The toolchain is pinned with proto (.prototools: moon + uv) and every task is a moon target running through uv run. After cloning:

proto install          # installs the pinned moon + uv
moon run :ci           # lint + typecheck + test + build + docs (one task graph)
moon run :test         # or run a single target
make install-hooks     # pre-commit auto-bump + pre-push checks (one-time)

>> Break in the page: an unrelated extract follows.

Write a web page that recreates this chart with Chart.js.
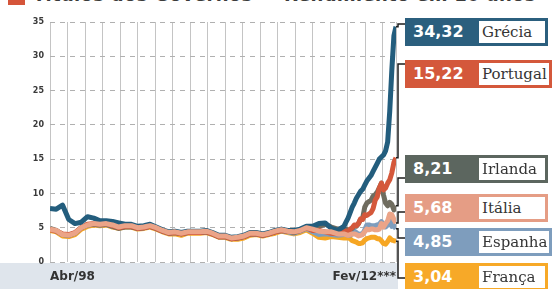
<!DOCTYPE html>
<html lang="pt">
<head>
<meta charset="utf-8">
<title>Rendimento em 10 anos</title>
<script src="https://cdn.jsdelivr.net/npm/chart.js@4.4.1/dist/chart.umd.min.js"></script>
<style>
    html, body { margin: 0; padding: 0; background: #ffffff; }
    body { position: relative; width: 552px; height: 289px; overflow: hidden; font-family: "DejaVu Sans", sans-serif; }
    .title_square { position: absolute; left: 8px; top: 0; width: 17px; height: 5px; background: #d5553a; }
    .title { position: absolute; left: 33px; top: -14px; white-space: nowrap; font-weight: bold; font-size: 18px; letter-spacing: 0.3px; line-height: 18px; color: #3b3b3b; }
    .band { position: absolute; left: 0; top: 263px; width: 398px; height: 26px; background: #dfe5ec; }
    #chart_canvas { position: absolute; left: 0; top: 0; z-index: 1; }
    .label_box { position: absolute; left: 405px; height: 28px; width: 143px; z-index: 2; }
    .label_box .value { position: absolute; left: 8px; top: 0; line-height: 28px; color: #ffffff; font-weight: bold; font-size: 16px; }
    .label_box .name { position: absolute; left: 74px; top: 3px; bottom: 3px; right: 3px; background: #ffffff; padding-left: 3px; font-family: "DejaVu Serif", serif; font-size: 15px; line-height: 22px; color: #353535; white-space: nowrap; overflow: hidden; }
</style>
</head>
<body>
<div class="title_square"></div>
<div class="title">Títulos dos Governos — Rendimento em 10 anos</div>
<div class="band"></div>
<canvas id="chart_canvas" width="552" height="289"></canvas>
<div id="labels"></div>
<script>
"use strict";
// Months Since Abr/98 (Quarterly Until Out/09, Then Monthly Until Fev/12)
const meses = [0, 3, 6, 9, 12, 15, 18, 21, 24, 27, 30, 33, 36, 39, 42, 45, 48, 51, 54, 57, 60, 63, 66, 69, 72, 75, 78, 81, 84, 87, 90, 93, 96, 99, 102, 105, 108, 111, 114, 117, 120, 123, 126, 129, 132, 135, 138,
    141, 142, 143, 144, 145, 146, 147, 148, 149, 150, 151, 152, 153, 154, 155, 156, 157, 158, 159, 160, 161, 162, 163, 164, 165, 166];
const rotulos_x = ["Abr/98", "Fev/12***"];
const paises = ["Itália", "Grécia", "Portugal", "Irlanda", "Espanha", "França"];
// Yields (%)
const rendimento_italia = [4.8, 4.6, 4.0, 3.9, 4.2, 5.0, 5.4, 5.6, 5.5, 5.6, 5.4, 5.1, 5.3, 5.3, 5.0, 5.1, 5.3, 5.0, 4.6, 4.3, 4.4, 4.2, 4.4, 4.4, 4.4, 4.5, 4.2, 3.8, 3.8, 3.5, 3.6, 3.8, 4.2, 4.2, 4.0, 4.2, 4.5, 4.7, 4.5, 4.4, 4.6, 5.0, 4.8, 4.5, 4.4, 4.4, 4.1,
    4.1, 4.0, 3.9, 4.0, 4.1, 4.1, 4.0, 3.8, 3.9, 4.0, 4.4, 4.8, 4.7, 4.8, 4.8, 4.7, 4.7, 4.8, 5.6, 5.1, 5.6, 6.0, 7.0, 6.9, 6.2, 5.68];
const rendimento_grecia = [7.8, 7.7, 8.3, 6.2, 5.6, 5.8, 6.6, 6.4, 6.0, 6.0, 5.9, 5.7, 5.5, 5.5, 5.2, 5.3, 5.5, 5.1, 4.7, 4.4, 4.5, 4.3, 4.5, 4.5, 4.5, 4.6, 4.3, 3.9, 3.9, 3.6, 3.7, 3.9, 4.3, 4.3, 4.1, 4.3, 4.6, 4.8, 4.6, 4.6, 4.8, 5.2, 5.2, 5.6, 5.7, 4.9, 4.6,
    5.2, 5.8, 6.4, 7.2, 8.0, 8.6, 9.3, 9.8, 10.3, 10.6, 11.2, 11.8, 12.2, 12.6, 13.2, 13.8, 14.4, 15.0, 15.3, 15.6, 16.2, 17.5, 22.0, 28.0, 33.0, 34.32];
const rendimento_portugal = [4.7, 4.5, 4.1, 4.0, 4.3, 5.0, 5.5, 5.6, 5.5, 5.6, 5.3, 5.0, 5.2, 5.2, 4.9, 5.0, 5.2, 4.9, 4.5, 4.2, 4.3, 4.1, 4.3, 4.3, 4.3, 4.4, 4.1, 3.7, 3.7, 3.4, 3.5, 3.7, 4.1, 4.1, 3.9, 4.1, 4.4, 4.6, 4.5, 4.4, 4.6, 5.0, 4.6, 4.6, 4.4, 4.2, 4.1,
    4.6, 4.5, 4.3, 4.8, 5.0, 5.4, 5.3, 5.6, 6.3, 6.2, 6.9, 6.8, 7.0, 7.2, 7.8, 9.0, 9.5, 10.8, 11.5, 10.5, 10.8, 11.5, 12.0, 13.0, 14.5, 15.22];
const rendimento_irlanda = [4.9, 4.6, 4.0, 3.9, 4.2, 5.0, 5.4, 5.5, 5.4, 5.5, 5.2, 4.9, 5.1, 5.1, 4.9, 5.0, 5.2, 4.9, 4.5, 4.2, 4.3, 4.1, 4.3, 4.3, 4.3, 4.4, 4.1, 3.7, 3.7, 3.4, 3.5, 3.7, 4.1, 4.1, 3.9, 4.1, 4.4, 4.6, 4.5, 4.3, 4.6, 5.0, 4.7, 5.2, 5.5, 5.1, 4.8,
    4.8, 4.8, 4.6, 4.7, 4.9, 5.3, 5.2, 5.6, 6.2, 6.4, 8.0, 8.6, 8.8, 9.0, 9.6, 9.8, 10.2, 10.8, 11.5, 9.8, 8.6, 8.2, 8.7, 8.4, 7.6, 8.21];
const rendimento_espanha = [4.8, 4.5, 4.0, 3.9, 4.2, 5.0, 5.4, 5.5, 5.4, 5.5, 5.2, 5.0, 5.2, 5.2, 4.9, 5.0, 5.2, 4.9, 4.5, 4.2, 4.3, 4.1, 4.3, 4.3, 4.3, 4.4, 4.1, 3.7, 3.7, 3.4, 3.5, 3.7, 4.1, 4.1, 3.9, 4.1, 4.4, 4.6, 4.4, 4.2, 4.5, 4.9, 4.4, 4.0, 4.1, 4.0, 3.9,
    4.0, 4.0, 3.9, 3.9, 4.1, 4.5, 4.3, 4.0, 4.1, 4.1, 4.7, 5.4, 5.4, 5.3, 5.3, 5.3, 5.4, 5.5, 5.9, 5.2, 5.1, 5.4, 6.4, 5.2, 5.3, 4.85];
const rendimento_franca = [4.6, 4.4, 3.8, 3.7, 4.0, 4.8, 5.2, 5.4, 5.3, 5.4, 5.1, 4.9, 5.1, 5.1, 4.8, 4.9, 5.1, 4.8, 4.4, 4.1, 4.1, 3.9, 4.2, 4.2, 4.2, 4.3, 4.0, 3.6, 3.6, 3.3, 3.3, 3.5, 3.9, 4.0, 3.8, 4.0, 4.2, 4.5, 4.3, 4.1, 4.3, 4.7, 4.2, 3.6, 3.5, 3.7, 3.6,
    3.5, 3.5, 3.5, 3.4, 3.1, 3.0, 2.9, 2.7, 2.7, 2.8, 3.2, 3.4, 3.5, 3.6, 3.6, 3.6, 3.4, 3.4, 3.1, 2.7, 2.6, 3.0, 3.5, 3.2, 3.1, 3.04];
const series_values = [rendimento_italia, rendimento_grecia, rendimento_portugal, rendimento_irlanda, rendimento_espanha, rendimento_franca];

// Styles (Same Order As paises)
const line_colors = ["#eba488", "#235d7d", "#d4583b", "#6f6c5f", "#7e9dbd", "#f6a623"];
const box_colors = ["#e59d85", "#2b5f7e", "#d4583b", "#5c665f", "#7e9dbd", "#f7a928"];
const box_tops = [194, 18, 60, 155, 228, 263];
const box_widths = [143, 143, 147, 143, 147, 143];
const connector_y = [212, 24, 64, 178, 238, 278];
const elbow_x = 398;
const box_left = 405;

// Label Boxes On The Right
const labels = document.querySelector("#labels");
paises.forEach(function (one_country, i) {
    const values = series_values[i];
    const box = document.createElement("div");
    box.className = "label_box";
    box.style.top = box_tops[i] + "px";
    box.style.width = box_widths[i] + "px";
    box.style.background = box_colors[i];
    const value_span = document.createElement("span");
    value_span.className = "value";
    value_span.textContent = values[values.length - 1].toFixed(2).replace(".", ",");
    const name_span = document.createElement("span");
    name_span.className = "name";
    name_span.textContent = one_country;
    box.appendChild(value_span);
    box.appendChild(name_span);
    labels.appendChild(box);
});

// Connector Lines From Series End To Label Box
const connector_plugin = {
    id: "connectors",
    afterDatasetsDraw: function (chart) {
        const { ctx, scales } = chart;
        ctx.save();
        ctx.strokeStyle = "#1c1c1c";
        ctx.lineWidth = 1.5;
        series_values.forEach(function (values, i) {
            const px = scales.x.getPixelForValue(meses[meses.length - 1]);
            const py = scales.y.getPixelForValue(values[values.length - 1]);
            ctx.beginPath();
            ctx.moveTo(px, py);
            ctx.lineTo(elbow_x, py);
            ctx.lineTo(elbow_x, connector_y[i]);
            ctx.lineTo(box_left, connector_y[i]);
            ctx.stroke();
        });
        ctx.restore();
    }
};

const datasets = series_values.map(function (values, i) {
    return {
        label: paises[i],
        data: meses.map(function (m, j) { return { x: m, y: values[j] }; }),
        borderColor: line_colors[i],
        borderWidth: 5,
        pointRadius: 0,
        tension: 0,
        borderJoinStyle: "round",
    };
});

new Chart(document.querySelector("#chart_canvas"), {
    type: "line",
    data: { datasets: datasets },
    options: {
        responsive: false,
        animation: false,
        layout: { padding: { top: 22, right: 156, left: 0, bottom: 0 } },
        scales: {
            x: {
                type: "linear",
                min: meses[0],
                max: meses[meses.length - 1],
                afterBuildTicks: function (scale) {
                    const ticks = [];
                    for (let v = 0; v < 160; v += 8.4) {
                        ticks.push({ value: v });
                    }
                    ticks.push({ value: meses[meses.length - 1] });
                    scale.ticks = ticks;
                },
                afterFit: function (scale) { scale.height = 27; },
                border: { display: false },
                grid: { color: "#c4c4c4", lineWidth: 1, drawTicks: false },
                ticks: {
                    autoSkip: false,
                    maxRotation: 0,
                    minRotation: 0,
                    align: "inner",
                    padding: 8,
                    color: "#333333",
                    font: { family: "DejaVu Sans", size: 12, weight: "bold" },
                    callback: function (value, index, ticks) {
                        if (index === 0) return rotulos_x[0];
                        if (index === ticks.length - 1) return rotulos_x[1];
                        return "";
                    }
                }
            },
            y: {
                min: 0,
                max: 35,
                afterFit: function (scale) { scale.width = 50; },
                border: { display: false, dash: [5, 5] },
                grid: { color: "#b0b0b0", lineWidth: 1, drawTicks: false },
                ticks: {
                    stepSize: 5,
                    padding: 6,
                    color: "#3a3a3a",
                    font: { family: "DejaVu Sans", size: 8, weight: "bold" }
                }
            }
        },
        plugins: {
            legend: { display: false },
            tooltip: { enabled: false }
        }
    },
    plugins: [connector_plugin],
});
</script>
</body>
</html>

CI is a single GitLab job: proto install brings up the toolchain, then one moon run resolves the whole graph — there are no per-language jobs or hand-wired stages. (make targets still work locally; they call uv run directly and don't need moon.)

Releasing¶

The version in pyproject.toml is the single source of truth, and releases are automated:

pre-commit auto-bumps the patch version whenever a commit touches src/ (run make install-hooks once after cloning). Doc/test/example/config-only commits don't bump. For an intentional minor/major release, bump deliberately: make bump TYPE=minor.
version-guard (the moon run :version-guard task, part of :ci) enforces the same rule non-bypassably in CI: a push or MR that changes src/ without a version bump fails the pipeline, catching --no-verify and unhooked clones.
:release runs on a green main pipeline (after the full :ci graph as deps): if pyproject's version isn't on PyPI yet, it publishes via OIDC Trusted Publishing. So merging a version bump to main releases itself — no second pipeline, no tag required.

One-time setup¶

PyPI — OIDC Trusted Publishing (no API token is stored anywhere). Account → Publishing → add a pending GitLab publisher (or add it to the project after the first manual upload):

Field	Value
PyPI Project Name	`musil`
Namespace	`jorgeecardona`
Project name (repo)	`musil`
Top-level pipeline file	`.gitlab-ci.yml`
Environment name	`pypi`

Publishing uses OIDC Trusted Publishing, so no token is stored anywhere. On a green main pipeline, :release ships to PyPI whenever pyproject's version isn't published yet — there is no git tag step.

Releases are automatic on main — there is no manual tag or publish step. Pushes and MRs run lint + typecheck + test + build + docs only.